Latent Random Steps as Relaxations of Max-Cut, Min-Cut, and More
Keywords: graph, network, node, clustering, simplification, NMF, factorization, low-rank, heterophily, max-cut, relaxation
TL;DR: We present an NMF-based graph model which provides a unifying framework for relaxing various kinds of node clustering tasks.
Abstract: Algorithms for node clustering typically focus on finding homophilous structure in graphs. That is, they find sets of similar nodes with many edges *within*, rather than *across*, the clusters. However, graphs often also exhibit heterophilous structure, as exemplified by (nearly) bipartite and tripartite graphs, where most edges occur across the clusters. Grappling with such structure is typically left to the task of *graph simplification*. We present a probabilistic model based on non-negative matrix factorization which unifies clustering and simplification, and provides a framework for modeling arbitrary graph structure.

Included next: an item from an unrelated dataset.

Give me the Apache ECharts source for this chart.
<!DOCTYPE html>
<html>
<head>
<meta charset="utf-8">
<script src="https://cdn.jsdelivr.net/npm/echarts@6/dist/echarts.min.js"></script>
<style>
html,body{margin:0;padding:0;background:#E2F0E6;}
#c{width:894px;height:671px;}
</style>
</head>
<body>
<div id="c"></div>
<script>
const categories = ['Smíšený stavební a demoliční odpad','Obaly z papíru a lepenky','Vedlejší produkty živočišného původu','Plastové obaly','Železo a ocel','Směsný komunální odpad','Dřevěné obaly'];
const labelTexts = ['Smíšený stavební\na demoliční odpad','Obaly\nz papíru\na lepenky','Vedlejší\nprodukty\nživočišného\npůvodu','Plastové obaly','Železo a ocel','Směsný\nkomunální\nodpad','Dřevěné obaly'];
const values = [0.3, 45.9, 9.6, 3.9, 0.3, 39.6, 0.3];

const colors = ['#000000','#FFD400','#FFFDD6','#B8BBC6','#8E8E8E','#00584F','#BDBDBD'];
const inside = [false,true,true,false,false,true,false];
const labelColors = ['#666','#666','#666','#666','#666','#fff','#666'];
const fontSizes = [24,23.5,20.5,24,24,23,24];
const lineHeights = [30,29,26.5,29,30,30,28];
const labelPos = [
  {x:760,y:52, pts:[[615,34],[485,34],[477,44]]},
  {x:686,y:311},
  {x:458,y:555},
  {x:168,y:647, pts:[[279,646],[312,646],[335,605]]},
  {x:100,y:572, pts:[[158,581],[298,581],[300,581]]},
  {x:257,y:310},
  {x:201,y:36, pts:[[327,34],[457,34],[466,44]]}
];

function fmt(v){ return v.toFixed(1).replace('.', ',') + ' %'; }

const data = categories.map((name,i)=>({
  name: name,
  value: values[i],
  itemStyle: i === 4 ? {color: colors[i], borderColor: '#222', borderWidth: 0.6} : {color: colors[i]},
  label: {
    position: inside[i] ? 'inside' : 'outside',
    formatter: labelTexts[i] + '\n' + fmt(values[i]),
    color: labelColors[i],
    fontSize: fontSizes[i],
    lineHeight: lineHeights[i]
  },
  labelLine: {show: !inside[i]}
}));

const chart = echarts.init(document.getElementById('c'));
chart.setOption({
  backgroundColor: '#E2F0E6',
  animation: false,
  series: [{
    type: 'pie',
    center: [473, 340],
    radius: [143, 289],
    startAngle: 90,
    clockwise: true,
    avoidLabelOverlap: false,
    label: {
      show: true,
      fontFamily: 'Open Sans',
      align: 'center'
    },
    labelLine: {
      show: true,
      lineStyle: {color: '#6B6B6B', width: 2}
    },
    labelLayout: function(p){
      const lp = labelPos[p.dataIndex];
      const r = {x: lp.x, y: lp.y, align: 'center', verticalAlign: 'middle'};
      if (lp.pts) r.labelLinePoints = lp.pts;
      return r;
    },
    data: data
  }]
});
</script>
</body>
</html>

Our model factorizes the process of taking a random walk on the graph, and it permits an unconstrained parametrization, allowing for optimization via simple gradient descent. By relaxing the hard clustering to a soft clustering, our algorithm relaxes potentially hard clustering problems to a tractable ones. We illustrate our model and algorithm's capabilities on a synthetic graph, as well as simple unsupervised learning tasks involving bipartite and tripartite clustering of orthographic and phonological data.
Submission Number: 57